* _Challenge_: Nothing outside the lines from the one containing "Output the Python" down to the one containing "80, 90, 100]" belongs in the copy; print that span exactly, both ends included, with pictures removed.

[Start]

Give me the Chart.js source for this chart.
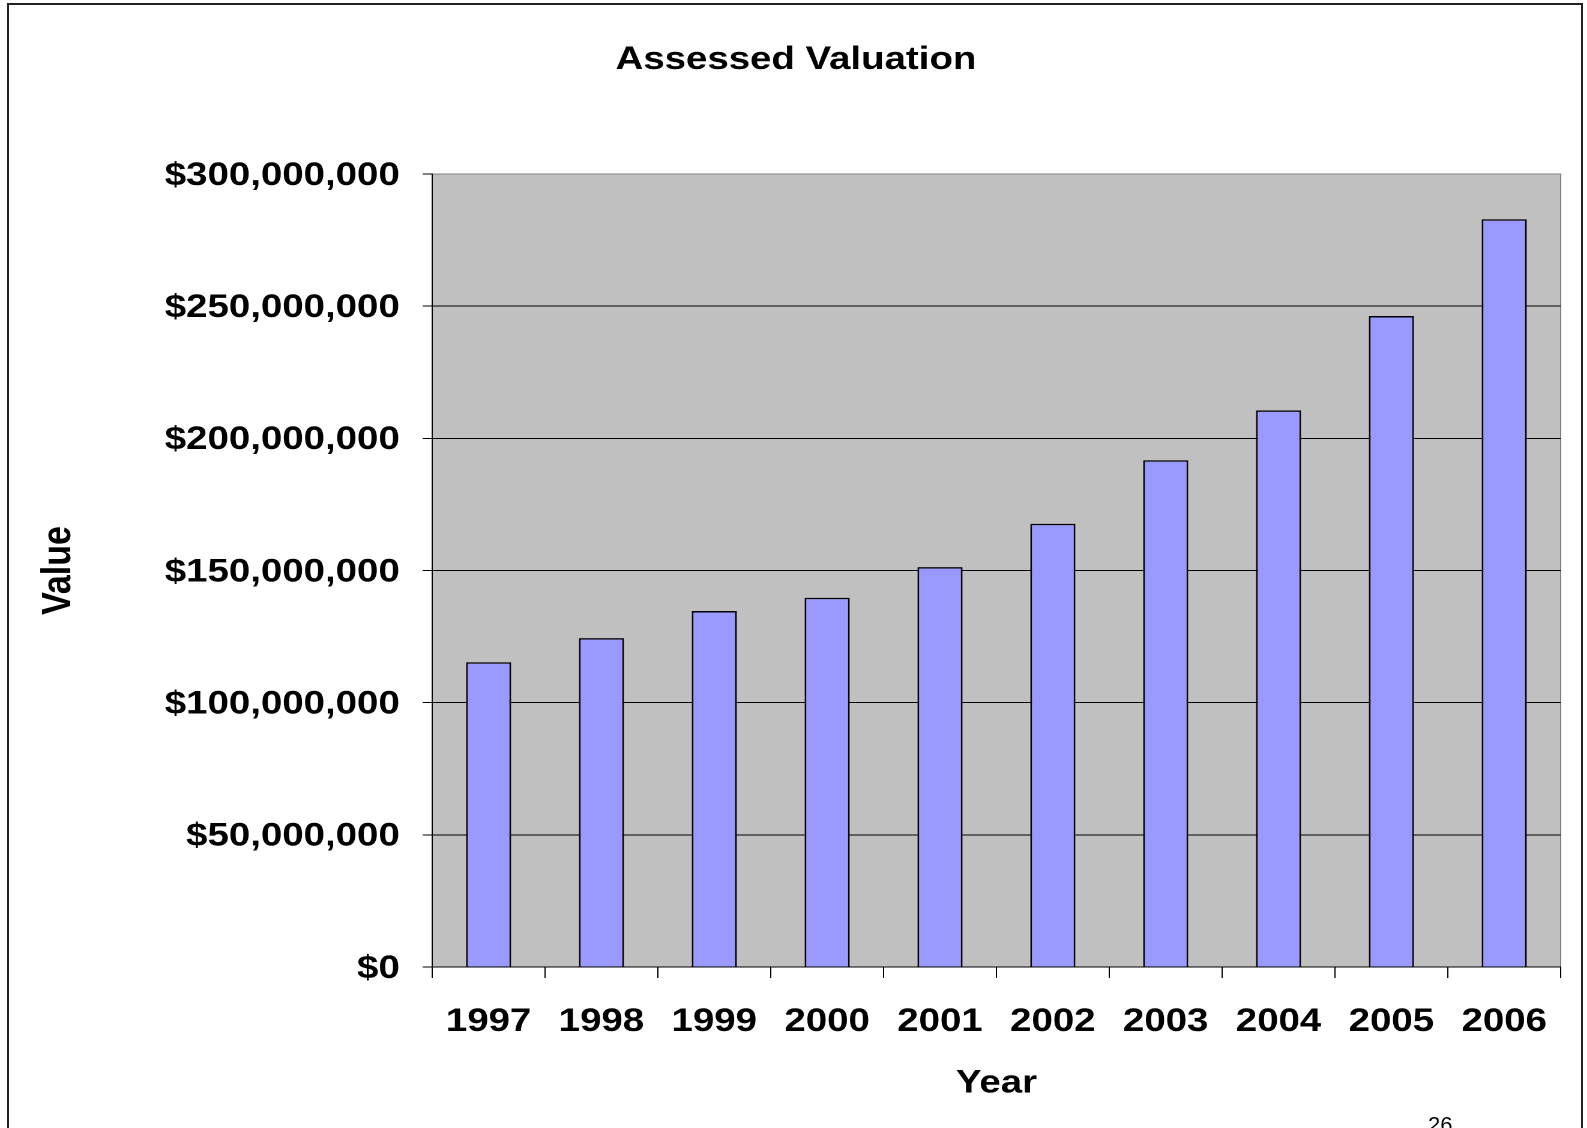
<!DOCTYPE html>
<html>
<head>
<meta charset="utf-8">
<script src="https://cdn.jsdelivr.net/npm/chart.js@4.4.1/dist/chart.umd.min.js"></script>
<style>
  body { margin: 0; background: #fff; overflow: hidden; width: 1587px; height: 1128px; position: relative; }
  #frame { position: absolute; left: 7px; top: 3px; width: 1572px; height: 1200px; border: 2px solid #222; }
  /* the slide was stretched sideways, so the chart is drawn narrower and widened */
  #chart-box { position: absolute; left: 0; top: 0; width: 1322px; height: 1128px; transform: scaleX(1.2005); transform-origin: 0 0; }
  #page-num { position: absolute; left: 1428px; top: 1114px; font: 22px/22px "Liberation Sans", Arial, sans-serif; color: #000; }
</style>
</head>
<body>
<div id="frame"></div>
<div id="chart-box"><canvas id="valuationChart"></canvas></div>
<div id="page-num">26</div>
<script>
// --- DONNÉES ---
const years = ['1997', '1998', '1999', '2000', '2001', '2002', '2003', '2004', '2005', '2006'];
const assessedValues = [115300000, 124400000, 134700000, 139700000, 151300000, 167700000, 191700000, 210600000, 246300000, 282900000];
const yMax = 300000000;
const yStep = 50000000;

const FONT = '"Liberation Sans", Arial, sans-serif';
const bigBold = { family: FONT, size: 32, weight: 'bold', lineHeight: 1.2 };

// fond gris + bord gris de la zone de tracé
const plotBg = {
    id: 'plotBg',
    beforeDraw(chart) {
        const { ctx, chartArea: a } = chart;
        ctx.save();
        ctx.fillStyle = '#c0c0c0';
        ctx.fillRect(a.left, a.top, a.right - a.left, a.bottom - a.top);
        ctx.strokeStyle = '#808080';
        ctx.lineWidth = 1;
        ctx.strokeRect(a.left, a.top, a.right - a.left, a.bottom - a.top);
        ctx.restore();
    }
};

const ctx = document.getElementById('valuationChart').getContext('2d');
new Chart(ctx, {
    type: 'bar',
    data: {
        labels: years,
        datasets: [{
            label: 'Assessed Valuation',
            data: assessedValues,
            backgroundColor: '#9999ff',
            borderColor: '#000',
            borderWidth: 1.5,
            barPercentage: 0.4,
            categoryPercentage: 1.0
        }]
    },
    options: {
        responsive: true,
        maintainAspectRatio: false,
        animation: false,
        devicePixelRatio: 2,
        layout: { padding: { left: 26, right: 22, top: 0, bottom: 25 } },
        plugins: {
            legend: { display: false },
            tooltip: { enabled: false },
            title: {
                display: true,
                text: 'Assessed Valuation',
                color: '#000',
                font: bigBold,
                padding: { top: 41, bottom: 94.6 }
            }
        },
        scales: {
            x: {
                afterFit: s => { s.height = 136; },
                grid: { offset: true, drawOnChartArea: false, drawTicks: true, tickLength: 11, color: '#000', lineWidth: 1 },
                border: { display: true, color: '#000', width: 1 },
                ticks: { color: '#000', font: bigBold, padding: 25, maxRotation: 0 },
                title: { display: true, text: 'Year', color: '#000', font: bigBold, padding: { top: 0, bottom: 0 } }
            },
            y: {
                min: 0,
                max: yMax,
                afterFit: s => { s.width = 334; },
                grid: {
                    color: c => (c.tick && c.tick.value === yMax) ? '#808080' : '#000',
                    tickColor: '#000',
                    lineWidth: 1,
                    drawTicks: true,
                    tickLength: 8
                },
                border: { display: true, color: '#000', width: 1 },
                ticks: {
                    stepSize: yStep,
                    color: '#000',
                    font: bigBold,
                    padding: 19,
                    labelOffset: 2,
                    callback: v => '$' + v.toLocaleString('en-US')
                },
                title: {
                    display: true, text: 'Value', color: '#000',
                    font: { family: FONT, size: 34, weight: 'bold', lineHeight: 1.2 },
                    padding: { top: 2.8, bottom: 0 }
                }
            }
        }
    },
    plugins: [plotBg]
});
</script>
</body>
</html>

[End]
[Start]

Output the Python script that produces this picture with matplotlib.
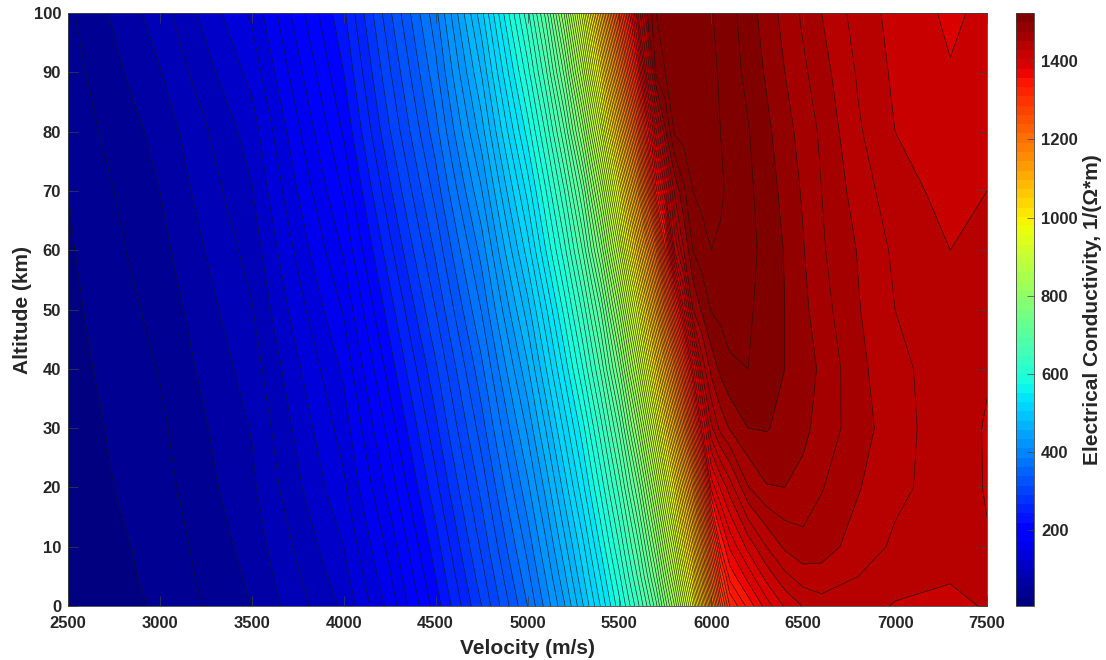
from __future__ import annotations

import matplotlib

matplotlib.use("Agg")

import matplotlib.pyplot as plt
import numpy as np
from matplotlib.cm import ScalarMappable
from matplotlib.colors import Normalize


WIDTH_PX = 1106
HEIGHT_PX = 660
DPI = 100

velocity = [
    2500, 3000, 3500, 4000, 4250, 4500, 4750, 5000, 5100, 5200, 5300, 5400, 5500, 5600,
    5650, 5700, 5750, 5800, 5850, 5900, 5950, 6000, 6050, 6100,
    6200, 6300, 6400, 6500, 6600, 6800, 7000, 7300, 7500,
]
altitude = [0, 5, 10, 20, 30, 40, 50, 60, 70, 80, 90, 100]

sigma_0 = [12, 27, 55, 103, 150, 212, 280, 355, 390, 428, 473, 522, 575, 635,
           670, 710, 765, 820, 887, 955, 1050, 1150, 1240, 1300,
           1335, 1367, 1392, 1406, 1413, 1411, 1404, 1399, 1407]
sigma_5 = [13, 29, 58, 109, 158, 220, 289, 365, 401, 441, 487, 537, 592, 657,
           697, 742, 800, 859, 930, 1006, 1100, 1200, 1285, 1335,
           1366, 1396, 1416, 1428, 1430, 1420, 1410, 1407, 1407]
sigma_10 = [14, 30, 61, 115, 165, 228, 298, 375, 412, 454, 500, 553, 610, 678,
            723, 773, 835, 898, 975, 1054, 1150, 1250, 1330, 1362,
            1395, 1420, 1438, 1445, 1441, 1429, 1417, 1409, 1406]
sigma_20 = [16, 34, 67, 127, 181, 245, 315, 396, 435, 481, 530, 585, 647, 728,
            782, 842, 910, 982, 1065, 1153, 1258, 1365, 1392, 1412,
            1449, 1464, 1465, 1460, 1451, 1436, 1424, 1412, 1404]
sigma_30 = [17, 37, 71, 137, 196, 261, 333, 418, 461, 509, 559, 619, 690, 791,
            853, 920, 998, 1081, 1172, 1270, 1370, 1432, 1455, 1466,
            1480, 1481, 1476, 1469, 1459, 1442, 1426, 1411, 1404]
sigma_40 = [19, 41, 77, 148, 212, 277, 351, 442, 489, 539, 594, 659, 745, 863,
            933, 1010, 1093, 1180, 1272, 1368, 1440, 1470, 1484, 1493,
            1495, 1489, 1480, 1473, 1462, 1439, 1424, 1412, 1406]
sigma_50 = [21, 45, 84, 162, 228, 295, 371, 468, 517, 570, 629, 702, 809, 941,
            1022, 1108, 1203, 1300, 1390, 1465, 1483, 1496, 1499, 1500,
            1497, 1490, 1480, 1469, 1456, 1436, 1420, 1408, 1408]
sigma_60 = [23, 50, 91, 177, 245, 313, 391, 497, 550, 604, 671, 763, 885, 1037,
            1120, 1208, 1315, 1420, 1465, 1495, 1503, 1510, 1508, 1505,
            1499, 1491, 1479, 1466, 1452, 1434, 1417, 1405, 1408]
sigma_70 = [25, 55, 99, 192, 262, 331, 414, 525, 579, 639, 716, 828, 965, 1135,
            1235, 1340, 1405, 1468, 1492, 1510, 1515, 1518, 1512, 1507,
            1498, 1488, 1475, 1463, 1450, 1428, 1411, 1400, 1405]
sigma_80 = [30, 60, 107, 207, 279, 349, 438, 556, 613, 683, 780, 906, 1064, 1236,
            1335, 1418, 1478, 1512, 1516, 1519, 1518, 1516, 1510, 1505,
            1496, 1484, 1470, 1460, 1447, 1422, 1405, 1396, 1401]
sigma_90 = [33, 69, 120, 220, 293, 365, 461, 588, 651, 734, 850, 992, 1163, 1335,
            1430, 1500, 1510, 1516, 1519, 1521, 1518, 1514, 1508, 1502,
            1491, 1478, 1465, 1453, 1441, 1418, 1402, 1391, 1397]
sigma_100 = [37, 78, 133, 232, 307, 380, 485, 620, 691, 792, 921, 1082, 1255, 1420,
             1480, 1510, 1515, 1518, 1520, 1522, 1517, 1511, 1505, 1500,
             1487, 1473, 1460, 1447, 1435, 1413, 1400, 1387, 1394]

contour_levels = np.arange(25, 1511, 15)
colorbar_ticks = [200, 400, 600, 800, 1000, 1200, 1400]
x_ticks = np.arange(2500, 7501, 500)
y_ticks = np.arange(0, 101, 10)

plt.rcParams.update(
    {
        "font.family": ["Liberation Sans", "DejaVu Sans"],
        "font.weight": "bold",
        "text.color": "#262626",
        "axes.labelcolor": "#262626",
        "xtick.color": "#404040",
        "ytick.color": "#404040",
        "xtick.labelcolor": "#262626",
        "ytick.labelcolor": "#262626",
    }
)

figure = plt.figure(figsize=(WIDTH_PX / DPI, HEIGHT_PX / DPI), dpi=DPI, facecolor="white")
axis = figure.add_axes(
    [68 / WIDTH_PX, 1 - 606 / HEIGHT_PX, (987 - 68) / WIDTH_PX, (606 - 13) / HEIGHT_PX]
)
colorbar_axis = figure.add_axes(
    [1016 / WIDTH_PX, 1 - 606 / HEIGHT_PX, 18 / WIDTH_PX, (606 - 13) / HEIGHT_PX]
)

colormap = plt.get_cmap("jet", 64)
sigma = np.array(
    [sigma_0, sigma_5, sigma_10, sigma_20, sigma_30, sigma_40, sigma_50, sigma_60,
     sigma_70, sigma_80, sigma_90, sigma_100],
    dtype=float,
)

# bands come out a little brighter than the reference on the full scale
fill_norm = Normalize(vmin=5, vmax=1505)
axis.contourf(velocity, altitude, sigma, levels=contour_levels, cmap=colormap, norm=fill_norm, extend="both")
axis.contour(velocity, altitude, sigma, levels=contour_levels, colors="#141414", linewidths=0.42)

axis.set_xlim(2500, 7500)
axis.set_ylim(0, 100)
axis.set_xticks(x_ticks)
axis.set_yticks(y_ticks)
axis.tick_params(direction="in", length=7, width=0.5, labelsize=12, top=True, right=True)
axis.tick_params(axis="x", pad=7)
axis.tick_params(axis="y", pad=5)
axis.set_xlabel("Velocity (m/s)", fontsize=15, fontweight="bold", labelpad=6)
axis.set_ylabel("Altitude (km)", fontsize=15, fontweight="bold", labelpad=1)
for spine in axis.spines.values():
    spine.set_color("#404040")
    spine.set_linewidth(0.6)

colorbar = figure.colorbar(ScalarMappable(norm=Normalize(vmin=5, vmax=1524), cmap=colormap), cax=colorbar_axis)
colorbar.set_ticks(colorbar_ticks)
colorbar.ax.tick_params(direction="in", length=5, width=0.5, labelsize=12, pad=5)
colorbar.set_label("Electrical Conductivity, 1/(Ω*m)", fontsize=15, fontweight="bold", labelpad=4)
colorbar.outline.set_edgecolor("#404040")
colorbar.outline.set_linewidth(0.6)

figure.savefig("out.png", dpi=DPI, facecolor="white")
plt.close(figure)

[End]

* _In response_:
Output the Python script that produces this picture with matplotlib.
from __future__ import annotations

import matplotlib

matplotlib.use("Agg")

import matplotlib.pyplot as plt
import numpy as np
from matplotlib.cm import ScalarMappable
from matplotlib.colors import Normalize


WIDTH_PX = 1106
HEIGHT_PX = 660
DPI = 100

velocity = [
    2500, 3000, 3500, 4000, 4250, 4500, 4750, 5000, 5100, 5200, 5300, 5400, 5500, 5600,
    5650, 5700, 5750, 5800, 5850, 5900, 5950, 6000, 6050, 6100,
    6200, 6300, 6400, 6500, 6600, 6800, 7000, 7300, 7500,
]
altitude = [0, 5, 10, 20, 30, 40, 50, 60, 70, 80, 90, 100]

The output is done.